11.12.2014
Ne çıkacak şu meşhur Osmanlıca tartışmasından?
*
-Osmanlıcayı sular seller gibi öğrenebilen yeni bir nesil mi çıkacak?
-Ağdalı Osmanlıca metinlerini leblebi çekirdek yapmış yeni bir liseli tipi mi çıkacak?
-Osmanlıcayı hakkını vererek öğrenmişlerin bile okumakta zorlandıkları tarihi mezar taşlarını bir bakışta okuyabilecek yeni bir gençlik mi çıkacak?
-Fuzuli'yi, Şeyh Galib'i, Nedim'i idrak edebilmiş yeni bir altın nesil mi çıkacak?
-Henüz ayrı yazılması gereken de'leri, da'ları ayrı yazamayanlardan, bin türlü istisnai kurala sahip olan Osmanlıcayı mükemmel bir şekilde yazabilen bir irfan ordusu mu çıkacak?
*
Hayır. Hayır.
Adım gibi eminim:
Osmanlıca tartışmasından bunların hiçbiri çıkmayacak.
*
Çıkmayacak, çünkü:
-BİR: Eski Osmanlı metinlerini okuyup anlayabilecek bir Osmanlıca bilgisi edinmek, lisede bir-iki dersle mümkün olacak bir iş değildir, çok daha büyük bir çabayı gerektirir.
-İKİ: Çocuklarımızı "okuduğunu anlama" konusunda dünya ölçeğinde en son sıralara yerleştiren eğitim sistemimizin, bu işi başaracak takati, yetkinliği ve performansı yoktur.
*
Osmanlıca tartışmasından "Osmanlıca öğrenimi" çıkmayacak.
Peki ne çıkacak?
Şunlar çıkacak:
*
-Miting meydanlarında "Bunlar dedemiz Fatih'in, dedemiz Kanuni'nin konuştuğu dilin öğretilmesine karşı çıktılar" şeklinde mükemmel ve etkili bir propaganda cümlesi çıkacak.
*
-Siyasi tartışmalarda "Bunların alayı Osmanlı düşmanı" şeklinde, zaten sıkı olan parti saflarını daha sıklaştırmaya yarayacak muhteşem bir propaganda cümlesi çıkacak.
*
-Ekran kapışmalarında "Biz Osmanlı'dan yanayız, siz kimden yanasınız" tarzında gayet işe yarar bir polemik cümlesi çıkacak.
*
-Yaklaşan seçimler için "ecdat" üzerinden yeni bir kutuplaştırma fırsatı çıkacak.
*
Kısacası...
Osmanlıca tartışmasından...
İktidarın işine yarayacak ne varsa çıkacak.
*
Ama bu çıkanların hiçbirinin...
Osmanlıcaya bir faydası olmayacak.
Tabii Türkiye'ye de...
Yazının tamamı için
http://sosyal.hurriyet.com.tr/Yazar/Ahmet-Hakan_131/Osmanlica-tartismasinin-sonucunu-acikliyorum_27750115
Yorum:
Çökmüş eğitim sisteminde Osmanlıca
Türkiye’de eğitim yerle bir olmuş durumda.
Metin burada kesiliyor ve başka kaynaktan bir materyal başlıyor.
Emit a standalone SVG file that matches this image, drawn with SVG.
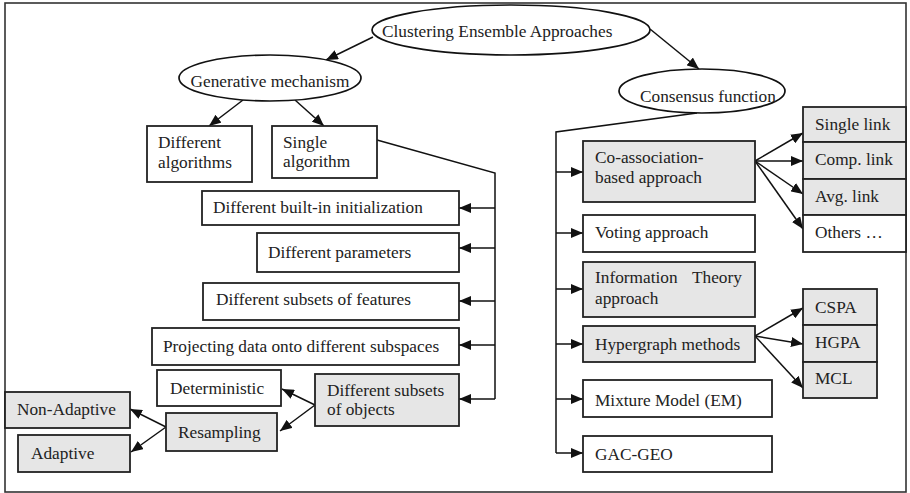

Herkes rol yapıyor. Öğretmenler saat dolsun diye derse giriyor. Öğrenciler mecbur oldukları için okula geliyor.
Öğretmenler dersi anlatır gibi yapıyor, öğrenciler de dinler gibi yapıyor.
Sınıfta kalma yok, öğrenci niye çalışsın?
Herkesin derdi devlet kadrosunda maaşlı bir iş. Onun için de diploma lazım. Kimsenin bilgiyi sorguladığı yok nasılsa.
Diplomayı alıp devlet memurluğuna kapağı attı mı deme keyfine.
Bu şartlar altında Osmanlıca öğrenecek öğrenci var mıdır, çıkar mı, bilemem.
Ama Osmanlıcanın zorunlu olması yeni öğretmen kadrolarının açılmasını sağlar. Böylece yeni -mış gibi yapılacak bir ders ve -mış gibi yapacak yeni hocalar ortaya çıkar.
Yine de bu konuyla ilgili çalışmalar yapılacağından, kitaplar yazılacağından, en azından çok az da olsa bu konuyla ilgilenecek öğrenciler ortaya çıkaracağından faydalı olacağını düşünüyorum.